1) It gives the reader a clear idea of who to cheer for. The series is called Septimus Heap, but the main character for most of the story (I think, anyway) was a 12-year-old girl. Septimus is wandering in the story, too, but I didn’t get the feeling he was the main character by any means. Which means I felt the title promised me something the book didn’t deliver.

2) It makes it easier to keep track of all of the characters. Harry Potter has a zillion characters, but nobody seems to have trouble keeping track of them. We keep them straight because we know what their relation is to Harry, the focal character. Notice that with very few exceptions (the opening chapter to a couple of books), the reader only sees what Harry does.

3) It provides a filter for the actions of the story. Again, I’ve been focusing on fixing problems with my own book, most notably, helping the reader form an earlier, stronger emotional attachment to my main character. Agent Rachel Vater has commented on this topic on her blog, too. She wants to know what’s at stake right up front. Sometimes books take a movie camera approach, which works great in a movie that includes scary music and interesting camera angles, but not so great in a book. I need to know, not only the facts, but why they matter.
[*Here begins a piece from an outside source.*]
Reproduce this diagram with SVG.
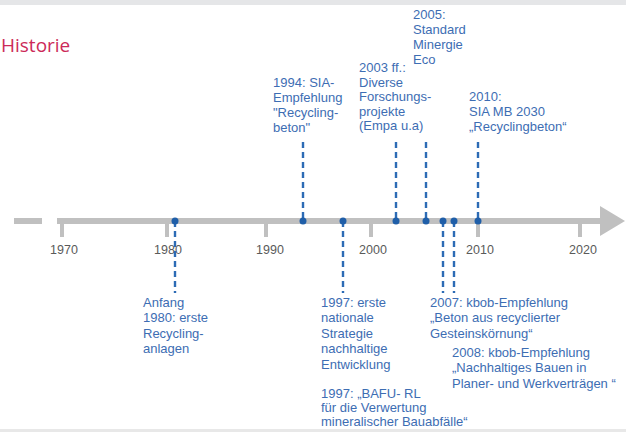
<svg xmlns="http://www.w3.org/2000/svg" width="626" height="432" viewBox="0 0 626 432">
  <style>
    .lbl { font-family: "Liberation Sans", Arial, sans-serif; font-size: 13px; fill: #3d6db3; }
    .yr { font-family: "Liberation Sans", Arial, sans-serif; font-size: 12.5px; fill: #5a5a5a; text-anchor: middle; }
    .axis { stroke: #c0c0c0; stroke-width: 6; fill: none; }
    .tick { stroke: #c0c0c0; stroke-width: 4; }
    .conn { stroke: #2c6bb5; stroke-width: 2.4; stroke-dasharray: 6 4; fill: none; }
    .dot { fill: #1f5ea8; }
    .title { font-family: "Open Sans", "Liberation Sans", sans-serif; font-size: 19px; fill: #cc2a58; }
  </style>
  <rect x="0" y="0" width="626" height="5" fill="#e5e6e8"/>
  <rect x="0" y="429" width="626" height="3" fill="#e8e8e8"/>
  <text class="title" x="1" y="52">Historie</text>

  <g id="axis">
    <line class="axis" x1="14" y1="221" x2="42" y2="221"/>
    <line class="axis" x1="57" y1="221" x2="602" y2="221"/>
    <polygon points="600,206 625,221 600,236" fill="#c0c0c0"/>
    <line class="tick" x1="62" y1="221" x2="62" y2="237"/>
    <line class="tick" x1="167" y1="221" x2="167" y2="237"/>
    <line class="tick" x1="266" y1="221" x2="266" y2="237"/>
    <line class="tick" x1="371" y1="221" x2="371" y2="237"/>
    <line class="tick" x1="478" y1="221" x2="478" y2="237"/>
    <line class="tick" x1="580" y1="221" x2="580" y2="237"/>
    <text class="yr" x="64" y="254">1970</text>
    <text class="yr" x="168" y="254">1980</text>
    <text class="yr" x="270" y="254">1990</text>
    <text class="yr" x="373" y="254">2000</text>
    <text class="yr" x="480" y="254">2010</text>
    <text class="yr" x="583" y="254">2020</text>
  </g>

  <g id="connectors">
    <line class="conn" x1="303" y1="142" x2="303" y2="221"/>
    <line class="conn" x1="396" y1="142" x2="396" y2="221"/>
    <line class="conn" x1="426" y1="142" x2="426" y2="221"/>
    <line class="conn" x1="478" y1="142" x2="478" y2="221"/>
    <line class="conn" x1="175" y1="221" x2="175" y2="293"/>
    <line class="conn" x1="343" y1="221" x2="343" y2="293"/>
    <line class="conn" x1="443" y1="221" x2="443" y2="293"/>
    <line class="conn" x1="454" y1="221" x2="454" y2="293"/>
    <circle class="dot" cx="175" cy="221" r="3.5"/>
    <circle class="dot" cx="303" cy="221" r="3.5"/>
    <circle class="dot" cx="343" cy="221" r="3.5"/>
    <circle class="dot" cx="396" cy="221" r="3.5"/>
    <circle class="dot" cx="426" cy="221" r="3.5"/>
    <circle class="dot" cx="443" cy="221" r="3.5"/>
    <circle class="dot" cx="454" cy="221" r="3.5"/>
    <circle class="dot" cx="478" cy="221" r="3.5"/>
  </g>

  <g id="n1980">
    <text class="lbl" x="143" y="307">Anfang</text>
    <text class="lbl" x="143" y="322">1980: erste</text>
    <text class="lbl" x="143" y="338">Recycling-</text>
    <text class="lbl" x="143" y="353">anlagen</text>
  </g>
  <g id="n1994">
    <text class="lbl" x="273" y="87">1994: SIA-</text>
    <text class="lbl" x="273" y="102">Empfehlung</text>
    <text class="lbl" x="273" y="117">"Recycling-</text>
    <text class="lbl" x="273" y="132">beton"</text>
  </g>
  <g id="n1997a">
    <text class="lbl" x="321" y="307">1997: erste</text>
    <text class="lbl" x="321" y="322">nationale</text>
    <text class="lbl" x="321" y="338">Strategie</text>
    <text class="lbl" x="321" y="353">nachhaltige</text>
    <text class="lbl" x="321" y="369">Entwicklung</text>
  </g>
  <g id="n1997b">
    <text class="lbl" x="321" y="398">1997: „BAFU- RL</text>
    <text class="lbl" x="321" y="412">für die Verwertung</text>
    <text class="lbl" x="321" y="426">mineralischer Bauabfälle“</text>
  </g>
  <g id="n2003">
    <text class="lbl" x="359" y="72">2003 ff.:</text>
    <text class="lbl" x="359" y="86.5">Diverse</text>
    <text class="lbl" x="359" y="101">Forschungs-</text>
    <text class="lbl" x="359" y="115.5">projekte</text>
    <text class="lbl" x="359" y="130">(Empa u.a)</text>
  </g>
  <g id="n2005">
    <text class="lbl" x="413" y="19">2005:</text>
    <text class="lbl" x="413" y="34">Standard</text>
    <text class="lbl" x="413" y="49">Minergie</text>
    <text class="lbl" x="413" y="64">Eco</text>
  </g>
  <g id="n2007">
    <text class="lbl" x="430" y="307">2007: kbob-Empfehlung</text>
    <text class="lbl" x="430" y="322">„Beton aus recyclierter</text>
    <text class="lbl" x="430" y="338">Gesteinskörnung“</text>
  </g>
  <g id="n2008">
    <text class="lbl" x="452" y="357">2008: kbob-Empfehlung</text>
    <text class="lbl" x="452" y="372">„Nachhaltiges Bauen in</text>
    <text class="lbl" x="452" y="388">Planer- und Werkverträgen “</text>
  </g>
  <g id="n2010">
    <text class="lbl" x="469" y="101">2010:</text>
    <text class="lbl" x="469" y="116">SIA MB 2030</text>
    <text class="lbl" x="469" y="131">„Recyclingbeton“</text>
  </g>
</svg>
4) It ups the tension. Tension comes from incompleteness. Characters want what they don’t have. Characters almost make it, but fail. Characters need information they don’t have. When the reader doesn’t have all the information, s/he will read on to find out that information. Simple.

Sure, omnicient viewpoint books are all over the place. Some of them get big money. I’ve noticed a trend lately for bigshot adult writers to try their hand at writing children’s books. The prose is usually good, and so is the plotting, but more often than not, they feel soulless to me, precisely because they spend far too much time in too many people’s heads, especially the heads of adult characters. Kids have a lot less power than adults. In a book, this means the kid characters have an inherent incompleteness, an inherent tension. An adult character can just go fix a problem; a kid may not be able to do that so easily. I’m not saying adult characters don’t have problems and tensions, too. I am saying that too much focus on adult characters with power saps the tension of the story.

So limit your characters. Go ahead. Do it. Even if you limit your story to two focal characters, it will make a stronger book.